Think global – rave local!

Das eventgetriebene Reisen hat sich bis vor ein paar Jahren auf den Sommertrip nach Ibiza, die Winter Music Conference in Miami und besondere Events wie unser PARTYSAN Yachting oder Rave on Snow beschränkt. Dazwischen standen auch bei großen Namen Clubtouren auf dem Programm, mit denen sie die Raver in vielen Städten dieser Welt beglückt haben und die Local-DJs ihr Können an der Seite eines Weltstars unter Beweis stellen konnten. Dafür musste nicht in jedem Kaff ein Festival stattfinden, auf dem dann gleich mehrere hochbezahlte Weltenbummler aus den Bookingkatalogen der großen Agenturen zusammengekauft werden. Heute ist aber genau das Standard und es gehört fast schon zum guten Ton ständig die Superstars bei ihren Gigs in einem fernen Land zu erleben und wenn die großen Player nicht mindestens in dreißig Ländern pro Jahr auf den Plakaten ganz oben stehen, verlieren auch ihre Instagramstorys an Stellenwert. Natürlich ist es geil, wenn alle Menschen auf der Welt die Möglichkeit haben elektronische Musik zu hören und gute Acts zu erleben. Die Infrastruktur verbessert sich auf allen Kontinenten und Künstler können dadurch überall hin reisen. Das heuschreckenartige Einfallen mit einer riesen Entourage an Big Names hat aber nichts mehr damit zu tun die lokale Szene eines Landes mit einem guten Booking zu beglücken, sondern nur noch damit, den Geldsack aufzuhalten.
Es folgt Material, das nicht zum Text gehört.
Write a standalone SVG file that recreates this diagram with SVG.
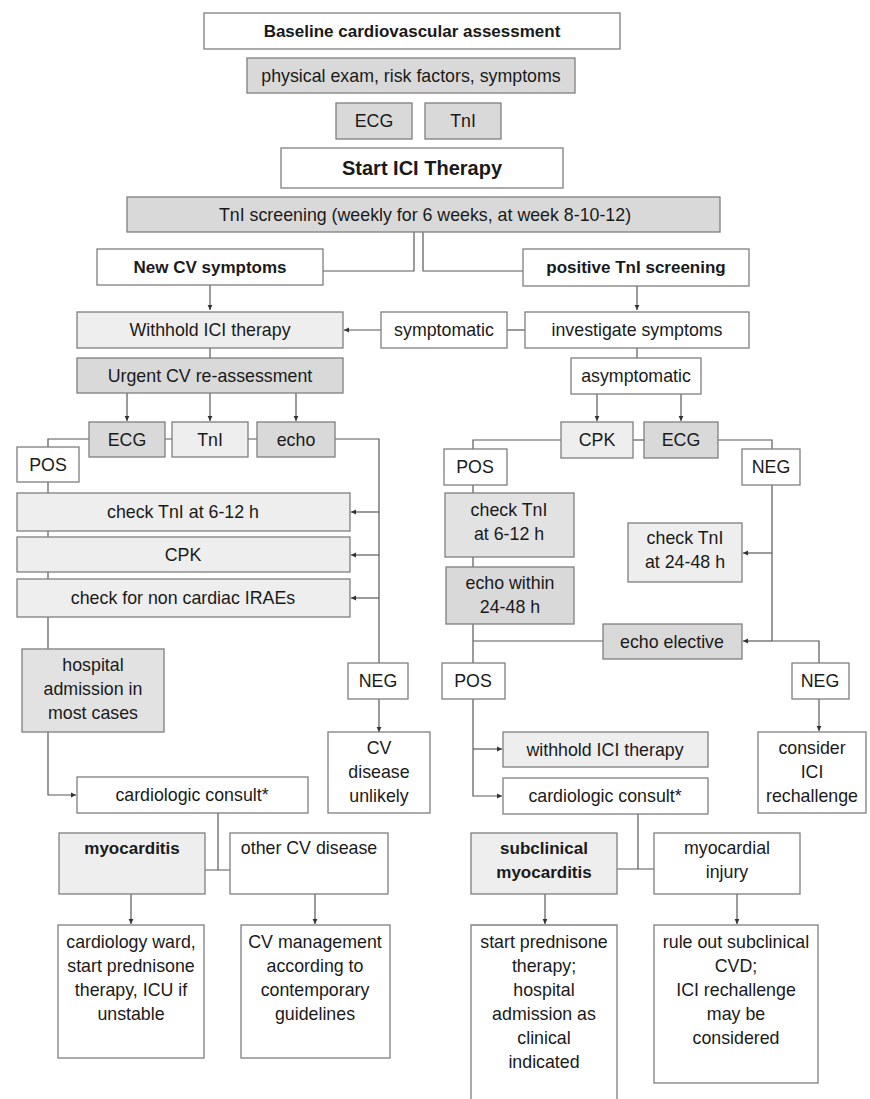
<svg xmlns="http://www.w3.org/2000/svg" width="870" height="1099" viewBox="0 0 870 1099">
<style>
.b{stroke:#7f7f7f;stroke-width:1.3;}
.w{fill:#ffffff;}
.l{fill:#eeeeee;}
.m{fill:#e2e2e2;}
.d{fill:#d9d9d9;}
text{font-family:"Liberation Sans",Arial,sans-serif;font-size:17.8px;fill:#1a1a1a;text-anchor:middle;}
.t{font-weight:bold;font-size:17px;}
.big{font-weight:bold;font-size:20px;}
.c{fill:none;stroke:#595959;stroke-width:1.2;}
</style>
<defs>
<marker id="a" markerUnits="userSpaceOnUse" markerWidth="6" markerHeight="6" refX="5" refY="3" orient="auto">
<path d="M0,0.6 L5,3 L0,5.4 Z" fill="#333333"/>
</marker>
</defs>
<rect width="870" height="1099" fill="#ffffff"/>
<g id="connectors">
<path class="c" d="M414,232 V271 H323"/>
<path class="c" d="M423,232 V271 H523"/>
<path class="c" d="M210,285 V310" marker-end="url(#a)"/>
<path class="c" d="M637,286 V310" marker-end="url(#a)"/>
<path class="c" d="M381,330 H344" marker-end="url(#a)"/>
<path class="c" d="M507,330 H525"/>
<path class="c" d="M210,348 V358"/>
<path class="c" d="M127,393 V421" marker-end="url(#a)"/>
<path class="c" d="M210,393 V421" marker-end="url(#a)"/>
<path class="c" d="M296,393 V421" marker-end="url(#a)"/>
<path class="c" d="M165,439 H172 M248,439 H257"/>
<path class="c" d="M89,439 H48 V795 H76" marker-end="url(#a)"/>
<path class="c" d="M335,439 H379 V732" marker-end="url(#a)"/>
<path class="c" d="M379,512 H351" marker-end="url(#a)"/>
<path class="c" d="M379,555 H351" marker-end="url(#a)"/>
<path class="c" d="M379,598 H351" marker-end="url(#a)"/>
<path class="c" d="M218,813 V870 M205,870 H230"/>
<path class="c" d="M131,894 V924" marker-end="url(#a)"/>
<path class="c" d="M315,894 V924" marker-end="url(#a)"/>
<path class="c" d="M637,348 V358"/>
<path class="c" d="M597,394 V421" marker-end="url(#a)"/>
<path class="c" d="M681,394 V421" marker-end="url(#a)"/>
<path class="c" d="M633,440 H644"/>
<path class="c" d="M561,440 H473 V796 H502" marker-end="url(#a)"/>
<path class="c" d="M473,749 H502" marker-end="url(#a)"/>
<path class="c" d="M473,641 H603"/>
<path class="c" d="M718,440 H772 V641 H819 V663"/>
<path class="c" d="M772,553 H743" marker-end="url(#a)"/>
<path class="c" d="M772,641 H743" marker-end="url(#a)"/>
<path class="c" d="M819,699 V731" marker-end="url(#a)"/>
<path class="c" d="M638,814 V869 M617,869 H654"/>
<path class="c" d="M545,894 V924" marker-end="url(#a)"/>
<path class="c" d="M737,894 V924" marker-end="url(#a)"/>
</g>
<g id="baseline"><rect class="b w" x="204" y="13" width="416" height="36"/><text class="t" x="412" y="37">Baseline cardiovascular assessment</text></g>
<g id="physical"><rect class="b d" x="247" y="58" width="328" height="35"/><text x="411" y="82">physical exam, risk factors, symptoms</text></g>
<g id="ecg0"><rect class="b d" x="336" y="103" width="76" height="36"/><text x="374" y="127">ECG</text></g>
<g id="tni0"><rect class="b d" x="425" y="103" width="76" height="36"/><text x="463" y="127">TnI</text></g>
<g id="start"><rect class="b w" x="281" y="148" width="282" height="40"/><text class="big" x="422" y="175">Start ICI Therapy</text></g>
<g id="screening"><rect class="b d" x="127" y="197" width="593" height="35"/><text x="425" y="221">TnI screening (weekly for 6 weeks, at week 8-10-12)</text></g>
<g id="newcv"><rect class="b w" x="97" y="249" width="226" height="36"/><text class="t" x="210" y="273">New CV symptoms</text></g>
<g id="postni"><rect class="b w" x="523" y="249" width="226" height="37"/><text class="t" x="636" y="273">positive TnI screening</text></g>
<g id="withhold"><rect class="b l" x="77" y="312" width="266" height="36"/><text x="210" y="336">Withhold ICI therapy</text></g>
<g id="symptomatic"><rect class="b w" x="381" y="312" width="126" height="36"/><text x="444" y="336">symptomatic</text></g>
<g id="investigate"><rect class="b w" x="525" y="312" width="224" height="36"/><text x="637" y="336">investigate symptoms</text></g>
<g id="urgent"><rect class="b d" x="77" y="358" width="266" height="35"/><text x="210" y="382">Urgent CV re-assessment</text></g>
<g id="asymptomatic"><rect class="b w" x="571" y="358" width="130" height="36"/><text x="636" y="382">asymptomatic</text></g>
<g id="ecg1"><rect class="b d" x="89" y="422" width="76" height="35"/><text x="127" y="446">ECG</text></g>
<g id="tni1"><rect class="b l" x="172" y="422" width="76" height="35"/><text x="210" y="446">TnI</text></g>
<g id="echo1"><rect class="b d" x="257" y="422" width="78" height="35"/><text x="296" y="446">echo</text></g>
<g id="cpk2"><rect class="b l" x="561" y="422" width="72" height="36"/><text x="597" y="446">CPK</text></g>
<g id="ecg2"><rect class="b d" x="644" y="422" width="74" height="36"/><text x="681" y="446">ECG</text></g>
<g id="pos1"><rect class="b w" x="17" y="447" width="62" height="35"/><text x="48" y="471">POS</text></g>
<g id="pos2"><rect class="b w" x="444" y="449" width="63" height="36"/><text x="475" y="473">POS</text></g>
<g id="neg2"><rect class="b w" x="742" y="449" width="58" height="36"/><text x="771" y="473">NEG</text></g>
<g id="checktni1"><rect class="b l" x="17" y="493" width="333" height="38"/><text x="183" y="518">check TnI at 6-12 h</text></g>
<g id="cpk1"><rect class="b l" x="17" y="537" width="333" height="35"/><text x="183" y="561">CPK</text></g>
<g id="irae"><rect class="b l" x="17" y="579" width="333" height="38"/><text x="183" y="604">check for non cardiac IRAEs</text></g>
<g id="checktni2"><rect class="b m" x="445" y="493" width="129" height="64"/><text x="509" y="516">check TnI</text><text x="509" y="540">at 6-12 h</text></g>
<g id="checktni3"><rect class="b l" x="628" y="523" width="114" height="59"/><text x="685" y="544">check TnI</text><text x="685" y="568">at 24-48 h</text></g>
<g id="echowithin"><rect class="b d" x="446" y="567" width="128" height="57"/><text x="510" y="589">echo within</text><text x="510" y="613">24-48 h</text></g>
<g id="echoelective"><rect class="b d" x="603" y="624" width="139" height="35"/><text x="672" y="648">echo elective</text></g>
<g id="hospital"><rect class="b m" x="22" y="649" width="142" height="83"/><text x="93" y="671">hospital</text><text x="93" y="695">admission in</text><text x="93" y="719">most cases</text></g>
<g id="neg1"><rect class="b w" x="348" y="663" width="60" height="36"/><text x="378" y="687">NEG</text></g>
<g id="pos3"><rect class="b w" x="442" y="663" width="63" height="36"/><text x="473" y="687">POS</text></g>
<g id="neg3"><rect class="b w" x="792" y="663" width="57" height="36"/><text x="820" y="687">NEG</text></g>
<g id="unlikely"><rect class="b w" x="328" y="732" width="102" height="81"/><text x="379" y="754">CV</text><text x="379" y="778">disease</text><text x="379" y="802">unlikely</text></g>
<g id="withhold2"><rect class="b l" x="503" y="732" width="205" height="35"/><text x="605" y="756">withhold ICI therapy</text></g>
<g id="consider"><rect class="b w" x="758" y="732" width="108" height="81"/><text x="812" y="754">consider</text><text x="812" y="778">ICI</text><text x="812" y="802">rechallenge</text></g>
<g id="consult1"><rect class="b w" x="77" y="777" width="231" height="36"/><text x="192" y="801">cardiologic consult*</text></g>
<g id="consult2"><rect class="b w" x="503" y="778" width="205" height="36"/><text x="605" y="802">cardiologic consult*</text></g>
<g id="myocarditis"><rect class="b l" x="59" y="833" width="146" height="61"/><text class="t" x="132" y="854">myocarditis</text></g>
<g id="othercv"><rect class="b w" x="230" y="833" width="158" height="61"/><text x="309" y="854">other CV disease</text></g>
<g id="subclinical"><rect class="b l" x="471" y="833" width="146" height="61"/><text class="t" x="544" y="854">subclinical</text><text class="t" x="544" y="878">myocarditis</text></g>
<g id="injury"><rect class="b w" x="654" y="833" width="146" height="61"/><text x="727" y="854">myocardial</text><text x="727" y="878">injury</text></g>
<g id="ward"><rect class="b w" x="58" y="925" width="146" height="133"/><text x="131" y="948">cardiology ward,</text><text x="131" y="972">start prednisone</text><text x="131" y="996">therapy, ICU if</text><text x="131" y="1020">unstable</text></g>
<g id="management"><rect class="b w" x="241" y="925" width="149" height="133"/><text x="315" y="948">CV management</text><text x="315" y="972">according to</text><text x="315" y="996">contemporary</text><text x="315" y="1020">guidelines</text></g>
<g id="prednisone"><path class="b w" d="M471,1100 V925 H617 V1100"/><text x="544" y="948">start prednisone</text><text x="544" y="972">therapy;</text><text x="544" y="996">hospital</text><text x="544" y="1020">admission as</text><text x="544" y="1044">clinical</text><text x="544" y="1068">indicated</text></g>
<g id="ruleout"><rect class="b w" x="654" y="925" width="164" height="158"/><text x="736" y="948">rule out subclinical</text><text x="736" y="972">CVD;</text><text x="736" y="996">ICI rechallenge</text><text x="736" y="1020">may be</text><text x="736" y="1044">considered</text></g>
</svg>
Der sichere Weg dem Ende entgegen

Irgendwie klingen diese Gedanken nach früher war alles besser. Sollen sie aber gar nicht! Schon in den 90ern sind bei der Love Parade riesige Menschenmassen nur für einen Rave nach Berlin gereist und wären die Jungs aus Detroit nicht ins Flugzeug gestiegen, hätten sie ihren Sound auch nie nach Europa gebracht. Entwickelt hat sich aber alles in den Clubs der Städte. In den Clubs wurden neue Sounds getestet, Hits geboren und DJs zu Entertainern geschliffen. Wenn die Clubszene durch die Technoglobalisierung aber auf der Strecke bleibt, keine charismatischen DJs mehr aus ihr hervorgehen und die heutigen Protagonisten, die alle Mitte 40 bis Mitte 50 sind, die Bühnen verlassen, bedeutet das auch das Ende der Ravekultur.